The answer is never "because I've worked in VC for 10 years." The answer is a specific, concrete reason why this person has an edge in the specific market they're investing in — and one or two deals that prove it.
Why VCs Who Know This Still Get It Wrong
The reason is psychological, not technical.
When GPs build their own LP decks, they're writing about themselves. And there's a specific kind of paralysis that happens when smart people try to tell their own story. They overexplain. They add caveats. They're so aware of every counterargument that they preemptively address objections the LP hasn't even raised yet.
The result is a deck that reads defensive instead of confident.

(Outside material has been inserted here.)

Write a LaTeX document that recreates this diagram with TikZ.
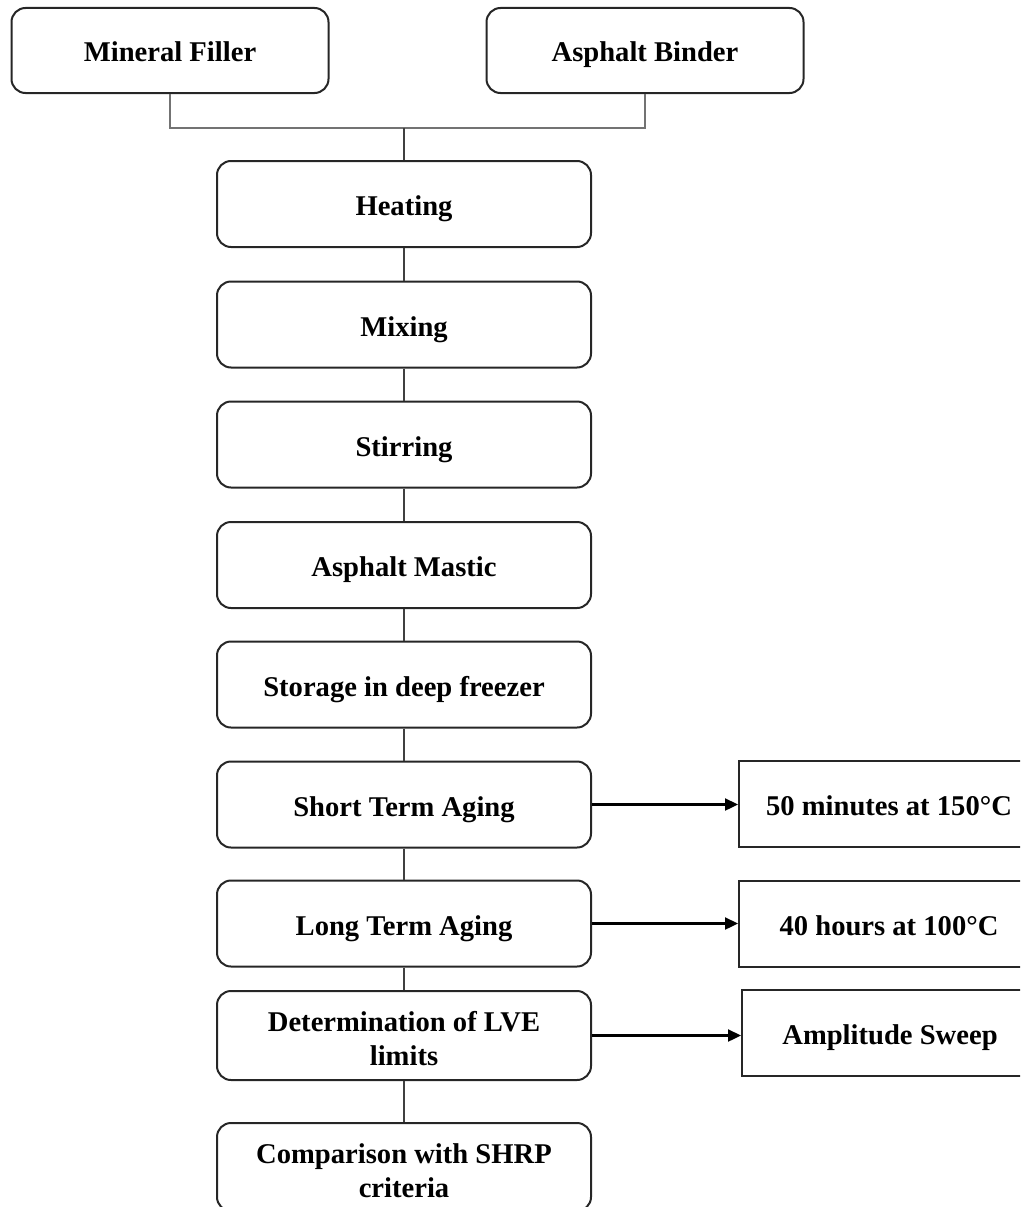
\documentclass[tikz,border=0pt]{standalone}
\usepackage{fontspec}
\setmainfont{Liberation Serif}
\usetikzlibrary{arrows.meta}
% struts that fix where two-line labels sit in their boxes
\newcommand\firstlinestrut{\rule{0pt}{29pt}}
\newcommand\lastlinestrut{\rule[-3pt]{0pt}{3pt}}
\begin{document}
\begin{tikzpicture}[x=1pt,y=-1pt,
  every node/.style={font=\bfseries\fontsize{28.6}{34}\selectfont, align=center, inner sep=0pt},
  oneline/.style={text height=27pt, text depth=4pt},
  stepbox/.style={draw=black!85, line width=2pt, rounded corners=14pt,
    minimum width=374pt, minimum height=86pt},
  srcbox/.style={draw=black!85, line width=2pt, rounded corners=14pt,
    minimum width=317pt, minimum height=85pt, oneline},
  notebox/.style={draw=black!85, line width=2pt, anchor=west,
    minimum width=300pt, minimum height=86pt, oneline},
  feed/.style={draw=black!55, line width=1.1pt},
  link/.style={draw=black!75, line width=1.3pt},
  pointer/.style={draw=black, line width=2.3pt, -{Triangle[length=13pt,width=12pt]}}
]
\useasboundingbox (0,0) rectangle (1020,1207);
\clip (0,0) rectangle (1020,1207);

% raw materials
\node[srcbox] (filler) at (170,50.5) {Mineral Filler};
\node[srcbox] (binder) at (645,50.5) {Asphalt Binder};

% main preparation and testing sequence
\node[stepbox, oneline] (heat)  at (404,204)   {Heating};
\node[stepbox, oneline] (mix)   at (404,324.5) {Mixing};
\node[stepbox, oneline] (stir)  at (404,444.5) {Stirring};
\node[stepbox, oneline] (mast)  at (404,565)   {Asphalt Mastic};
\node[stepbox, oneline] (store) at (404,684.5) {Storage in deep freezer};
\node[stepbox, oneline] (short) at (404,804.5) {Short Term Aging};
\node[stepbox, oneline] (long)  at (404,923.5) {Long Term Aging};
\node[stepbox, minimum height=89pt] (lve)  at (404,1035.5)
  {\firstlinestrut Determination of LVE\\limits\lastlinestrut};
\node[stepbox, minimum height=88pt] (shrp) at (404,1167)
  {\firstlinestrut Comparison with SHRP\\criteria\lastlinestrut};

% conditions
\node[notebox] (cond1) at (738,804)    {50 minutes at 150°C};
\node[notebox] (cond2) at (738,924)    {40 hours at 100°C};
\node[notebox, minimum width=296pt] (sweep) at (741,1032.5) {Amplitude Sweep};

% merging the two inputs
\coordinate (join) at (404,128);
\draw[feed] (filler.south) |- (join) -| (binder.south);
\draw[link] (join) -- (heat.north);

% links down the sequence
\draw[link] (heat) -- (mix);
\draw[link] (mix) -- (stir);
\draw[link] (stir) -- (mast);
\draw[link] (mast) -- (store);
\draw[link] (store) -- (short);
\draw[link] (short) -- (long);
\draw[link] (long) -- (lve);
\draw[link] (lve) -- (shrp);

% side arrows
\draw[pointer] (short.east) -- (short.east -| cond1.west);
\draw[pointer] (long.east) -- (long.east -| cond2.west);
\draw[pointer] (lve.east) -- (lve.east -| sweep.west);
\end{tikzpicture}
\end{document}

The best LP decks have the same quality as the best founder decks: they make a clear, confident argument and trust the reader to engage with it. They don't hedge. They don't over-qualify. They say: here's what we believe, here's why we're right, here's the evidence.
Getting there usually requires someone who isn't emotionally inside the story to help tell it.
That's the version of the GP fundraising problem that doesn't get talked about enough — it's not a lack of knowledge, it's a lack of distance.
The Bottom Line
VCs advise founders on pitch decks every day. When it's time to raise their own fund, the same principles apply — but the format, the audience, and the psychology are completely different.
The GPs who raise successfully in this environment are the ones who treat their LP deck the same way they'd treat a portfolio company's Series A deck: as a document that has to do a job, not just cover the required slides.
If you're a GP thinking about your next raise, the questions worth answering before you open a new slide deck are:
- What is the one insight that drives this fund — and can I say it in two sentences? - Why am I specifically the right person to act on that insight? - What's the one or two deals that prove it, and can I tell those stories compellingly?
If you can answer all three clearly, you have the core of a strong LP deck. Everything else is supporting material.